Now go and java have been special, because for them there's been a way
to bootstrap them without binary builds. E.g. early go versions is
still go-bootstrap package for x86_64, which can be used to bootstrap
go. Or java can be done via gcc-java -> openjdk7 -> openjdk8. But
usually they now require themselves to build a version of compiler with
all features. So go wants to build it self with go. Especially when
targeting more "exotic" architectures than x86_64.

Now rust, ghc and some others are nasty. To have been able to produce
the first Alpine package has been impossible without existing ghc
compiler. So for ghc, we added ghc-bootstrap which was basically
Debian/docker produced binary blobs packages.
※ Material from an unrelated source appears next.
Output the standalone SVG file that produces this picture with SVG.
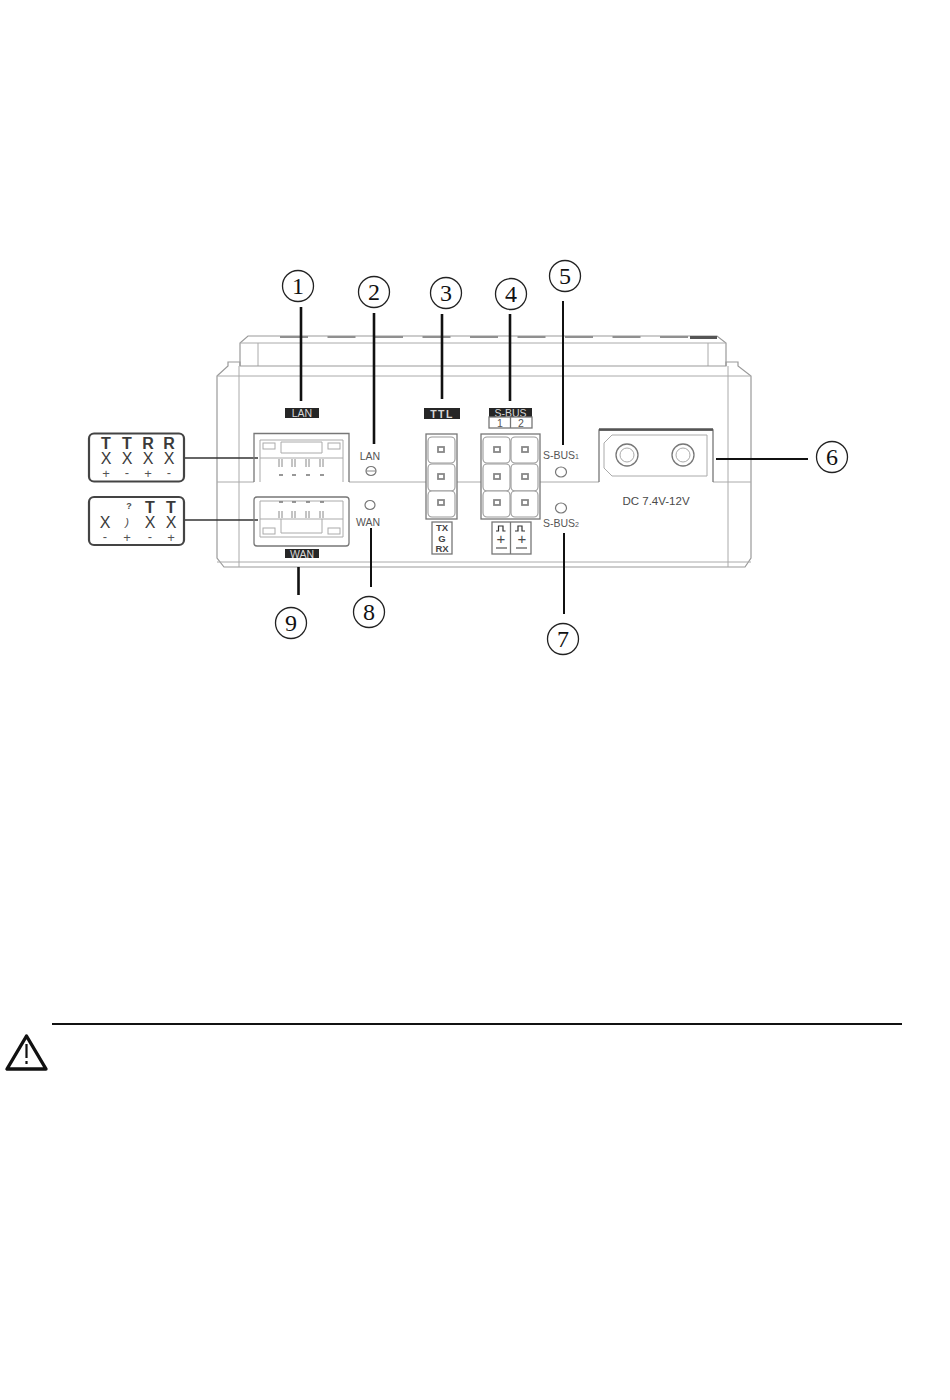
<svg xmlns="http://www.w3.org/2000/svg" width="950" height="1400" viewBox="0 0 950 1400">
<style>
text{font-family:"Liberation Sans",Arial,sans-serif;fill:#4a4a4a;text-anchor:middle}
.num{font-family:"Liberation Serif","Times New Roman",serif;font-size:24px;fill:#111}
.ring{fill:none;stroke:#222;stroke-width:1.3}
.body{fill:none;stroke:#9a9a9a;stroke-width:1.2}
.dk{fill:none;stroke:#777;stroke-width:1.3}
.lt{fill:none;stroke:#aaa;stroke-width:1}
.tab{fill:#909090}
.lead{fill:none;stroke:#111;stroke-width:2.6}
.thin{stroke-width:2}
.wire{fill:none;stroke:#333;stroke-width:1.6}
.term{fill:#fff;stroke:#444;stroke-width:2.2}
.t{font-size:16px;fill:#3a3a3a;font-weight:bold}
.x{font-size:16px;fill:#3a3a3a}
.s{font-size:13px;fill:#555}
.black{fill:#262626}
.w{fill:#d8d8d8;font-size:10.5px}
.lab{font-size:10.5px;fill:#555}
.mini{font-size:9.5px;fill:#444;font-weight:bold}
.cell{fill:#fff;stroke:#999;stroke-width:1.1}
.pad{fill:#fff;stroke:#888;stroke-width:1.8}
.led{fill:#fff;stroke:#777;stroke-width:1.2}
.pin{fill:none;stroke:#888;stroke-width:1}
</style>

<g id="housing">
<path class="body" d="M240 366V343L248 336H717L726 343V366"/>
<path class="lt" d="M240 343H726M258 343V366M708 343V366"/>
<path class="tab" d="M280 336h28v2h-28zM327.500 336h28v2h-28zM375 336h28v2h-28zM422.500 336h28v2h-28zM470 336h28v2h-28zM517.500 336h28v2h-28zM565 336h28v2h-28zM612.500 336h28v2h-28zM660 336h28v2h-28z"/>
<path fill="#555" d="M690 336h27v3h-27z"/>
<path class="body" d="M217 376L228 366V362H240V366H726V362H738V366L751 376V558L745 567H224L217 558Z"/>
<path class="lt" d="M217 376H751M239 366V567M728 366V567M217 482H254M349 482H426M457 482H481M540 482H599M713 482H751M217 562H751"/>
</g>

<g id="connectors">
<path class="lead" d="M301 307V401"/>
<path class="lead" d="M374 313V444"/>
<path class="lead" d="M442 314V399"/>
<path class="lead" d="M510 314V401"/>
<path class="lead thin" d="M563 301V445"/>
<path class="lead thin" d="M716 459H808"/>
<path class="lead thin" d="M564 533V614"/>
<path class="lead thin" d="M371 528V587"/>
<path class="lead" d="M298.500 567V595"/>
<path class="wire" d="M184 458H258"/>
<path class="wire" d="M184 520H258"/>
</g>

<g id="n1"><circle class="ring" cx="298" cy="286" r="15.500"/><text class="num" x="298" y="294">1</text></g>
<g id="n2"><circle class="ring" cx="374" cy="292" r="15.500"/><text class="num" x="374" y="300">2</text></g>
<g id="n3"><circle class="ring" cx="446" cy="293" r="15.500"/><text class="num" x="446" y="301">3</text></g>
<g id="n4"><circle class="ring" cx="511" cy="294" r="15.500"/><text class="num" x="511" y="302">4</text></g>
<g id="n5"><circle class="ring" cx="565" cy="276" r="15.500"/><text class="num" x="565" y="284">5</text></g>
<g id="n6"><circle class="ring" cx="832" cy="457" r="15.500"/><text class="num" x="832" y="465">6</text></g>
<g id="n7"><circle class="ring" cx="563" cy="639" r="15.500"/><text class="num" x="563" y="647">7</text></g>
<g id="n8"><circle class="ring" cx="369" cy="612" r="15.500"/><text class="num" x="369" y="620">8</text></g>
<g id="n9"><circle class="ring" cx="291" cy="623" r="15.500"/><text class="num" x="291" y="631">9</text></g>

<g id="lan-terminal">
<rect class="term" x="89" y="433.500" width="95" height="48" rx="5"/>
<text class="t" x="106" y="449">T</text><text class="t" x="127" y="449">T</text><text class="t" x="148" y="449">R</text><text class="t" x="169" y="449">R</text>
<text class="x" x="106" y="464">X</text><text class="x" x="127" y="464">X</text><text class="x" x="148" y="464">X</text><text class="x" x="169" y="464">X</text>
<text class="s" x="106" y="478">+</text><text class="s" x="127" y="477">-</text><text class="s" x="148" y="478">+</text><text class="s" x="169" y="477">-</text>
</g>
<g id="wan-terminal">
<rect class="term" x="89" y="497" width="95" height="48" rx="5"/>
<text x="129" y="509" font-size="9" font-weight="bold" fill="#444">?</text>
<text class="t" x="150" y="513">T</text><text class="t" x="171" y="513">T</text>
<text class="x" x="105" y="528" font-size="15">X</text><text x="127" y="526" font-size="11" font-style="italic" fill="#444">)</text><text class="x" x="150" y="528">X</text><text class="x" x="171" y="528">X</text>
<text class="s" x="105" y="541">-</text><text class="s" x="127" y="542">+</text><text class="s" x="150" y="541">-</text><text class="s" x="171" y="542">+</text>
</g>

<g id="lan-port">
<rect class="black" x="285" y="408" width="34" height="10"/><text class="w" x="302" y="417">LAN</text>
<path class="dk" d="M254 482V433.500H349V482"/>
<path class="lt" d="M260 482V440H343V482"/>
<path class="lt" d="M260 458H343M281 453V442H322V453H281"/>
<rect class="lt" x="263" y="443" width="12" height="6"/><rect class="lt" x="328" y="443" width="12" height="6"/>
<path class="pin" d="M279 459V467M282 459V467M292 459V467M295 459V467M306 459V467M309 459V467M320 459V467M323 459V467"/>
<path class="dk" d="M279 475h4M292 475h4M306 475h4M320 475h4"/>
<text class="lab" x="370" y="460">LAN</text>
<ellipse class="led" cx="371" cy="471" rx="5" ry="4.500"/><path class="pin" d="M366 471H376"/>
</g>

<g id="wan-port">
<rect class="dk" x="254" y="497" width="95" height="49" rx="3"/>
<path class="lt" d="M260 537V501H343V537Z"/>
<path class="lt" d="M260 519H343M281 519V533H322V519"/>
<rect class="lt" x="263" y="528" width="12" height="6"/><rect class="lt" x="328" y="528" width="12" height="6"/>
<path class="pin" d="M279 511V518M282 511V518M292 511V518M295 511V518M306 511V518M309 511V518M320 511V518M323 511V518"/>
<path class="dk" d="M279 502h4M292 502h4M306 502h4M320 502h4"/>
<rect class="black" x="285" y="549" width="34" height="9"/><text class="w" x="302" y="557.500">WAN</text>
<ellipse class="led" cx="370" cy="505" rx="5" ry="4.500"/>
<text class="lab" x="368" y="526">WAN</text>
</g>

<g id="ttl">
<rect class="black" x="424" y="408" width="36" height="11"/><text class="w" x="442" y="417.500" letter-spacing="1.500" font-weight="bold">TTL</text>
<rect class="dk" x="426" y="434" width="31" height="85" fill="#fff"/>
<rect class="cell" x="428" y="437" width="27" height="26" rx="4"/><rect class="cell" x="428" y="464" width="27" height="27" rx="4"/><rect class="cell" x="428" y="491" width="27" height="26" rx="4"/>
<rect class="pad" x="438" y="447" width="6" height="5"/><rect class="pad" x="438" y="474" width="6" height="5"/><rect class="pad" x="438" y="500" width="6" height="5"/>
<rect class="dk" x="432" y="522" width="20" height="32"/>
<text class="mini" x="442" y="531">TX</text><text class="mini" x="442" y="542">G</text><text class="mini" x="442" y="552">RX</text>
</g>

<g id="sbus">
<rect class="black" x="489" y="408" width="43" height="9"/><text class="w" x="510.500" y="416.500" font-size="11">S-BUS</text>
<rect class="dk" x="489" y="417" width="43" height="11" fill="#fff"/><path class="dk" d="M510.500 417V428"/>
<text class="lab" x="500" y="426.500" font-size="9.500">1</text><text class="lab" x="521" y="426.500" font-size="9.500">2</text>
<rect class="dk" x="481" y="434" width="59" height="85" fill="#fff"/>
<rect class="cell" x="483" y="437" width="27" height="26" rx="4"/><rect class="cell" x="511" y="437" width="27" height="26" rx="4"/>
<rect class="cell" x="483" y="464" width="27" height="27" rx="4"/><rect class="cell" x="511" y="464" width="27" height="27" rx="4"/>
<rect class="cell" x="483" y="491" width="27" height="26" rx="4"/><rect class="cell" x="511" y="491" width="27" height="26" rx="4"/>
<rect class="pad" x="494" y="447" width="6" height="5"/><rect class="pad" x="522" y="447" width="6" height="5"/>
<rect class="pad" x="494" y="474" width="6" height="5"/><rect class="pad" x="522" y="474" width="6" height="5"/>
<rect class="pad" x="494" y="500" width="6" height="5"/><rect class="pad" x="522" y="500" width="6" height="5"/>
<rect class="dk" x="492" y="522" width="39" height="32"/><path class="dk" d="M510.500 522V554"/>
<path d="M496 531H498.500V526H503V531H505.500M515 531H518V526H522V531H525" fill="none" stroke="#333" stroke-width="1.200"/>
<text x="501" y="544" font-size="15" fill="#333">+</text><text x="522" y="544" font-size="15" fill="#333">+</text>
<path d="M496 548H507M516 548H527" stroke="#333" stroke-width="1.200"/>
<text class="lab" x="561" y="459" font-size="10">S-BUS<tspan font-size="7">1</tspan></text>
<ellipse class="led" cx="561" cy="472" rx="5.500" ry="5"/>
<ellipse class="led" cx="561" cy="508" rx="5.500" ry="5"/>
<text class="lab" x="561" y="527" font-size="10">S-BUS<tspan font-size="7">2</tspan></text>
</g>

<g id="power">
<path class="dk" d="M599 482V430H713V482"/><path d="M599 429.500H713" stroke="#555" stroke-width="2.500"/>
<path class="lt" d="M612 435H707V476H612L604 468V443Z"/>
<circle class="dk" cx="627" cy="455" r="11"/><circle class="lt" cx="627" cy="455" r="7"/>
<circle class="dk" cx="683" cy="455" r="11"/><circle class="lt" cx="683" cy="455" r="7"/>
<text x="656" y="505" font-size="11.500" fill="#444">DC 7.4V-12V</text>
</g>

<g id="warning">
<path d="M52 1024H902" stroke="#111" stroke-width="2"/>
<path d="M26.500 1036L7 1069H46Z" fill="#fff" stroke="#111" stroke-width="3.400" stroke-linejoin="round"/>
<path d="M26.500 1044V1058M26.500 1061V1064" stroke="#111" stroke-width="2.200"/>
</g>
</svg>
And used to that produce
the first ghc compiler on x86_64. Since we don't want binary blobs like
that in aports, we dropped it right after ghc was built. All other
architectures were cross-compiled using alpine x86_64 ghc to target new
architecture.

> > A solution would be to take a copy of the cargo package from
> > distfiles.alpinelinux.org  
> 
> This is actually a good idea. I can keep it as it was before, just
> use our cargo binary instead of now non-existence binary from the
> upstream.
> 
> fabled or ncopa, could you please explain how is ghc and similar
> packages handled? Ideally directly on wiki, or just via email and I
> will copy it to wiki.

This is complex topic as the answer to previous question implies. And
it needs package specific insights.

But basically, if there's maintainable bootstrap procedure without
self-dependency, we are happy to have the "$pkg-bootstrap" package
doing this. But if the package is hardwired to require itself for
compilation, the only practical option is to do "$pkg-bootstrap" which
is basically binaries produced from foreign system, use that to build
the package first time, and then drop "$pkg-bootstrap" and makedepend
the package to build itself.

Hope this explains my standpoint. And reasoning on the different
approaches between different packages.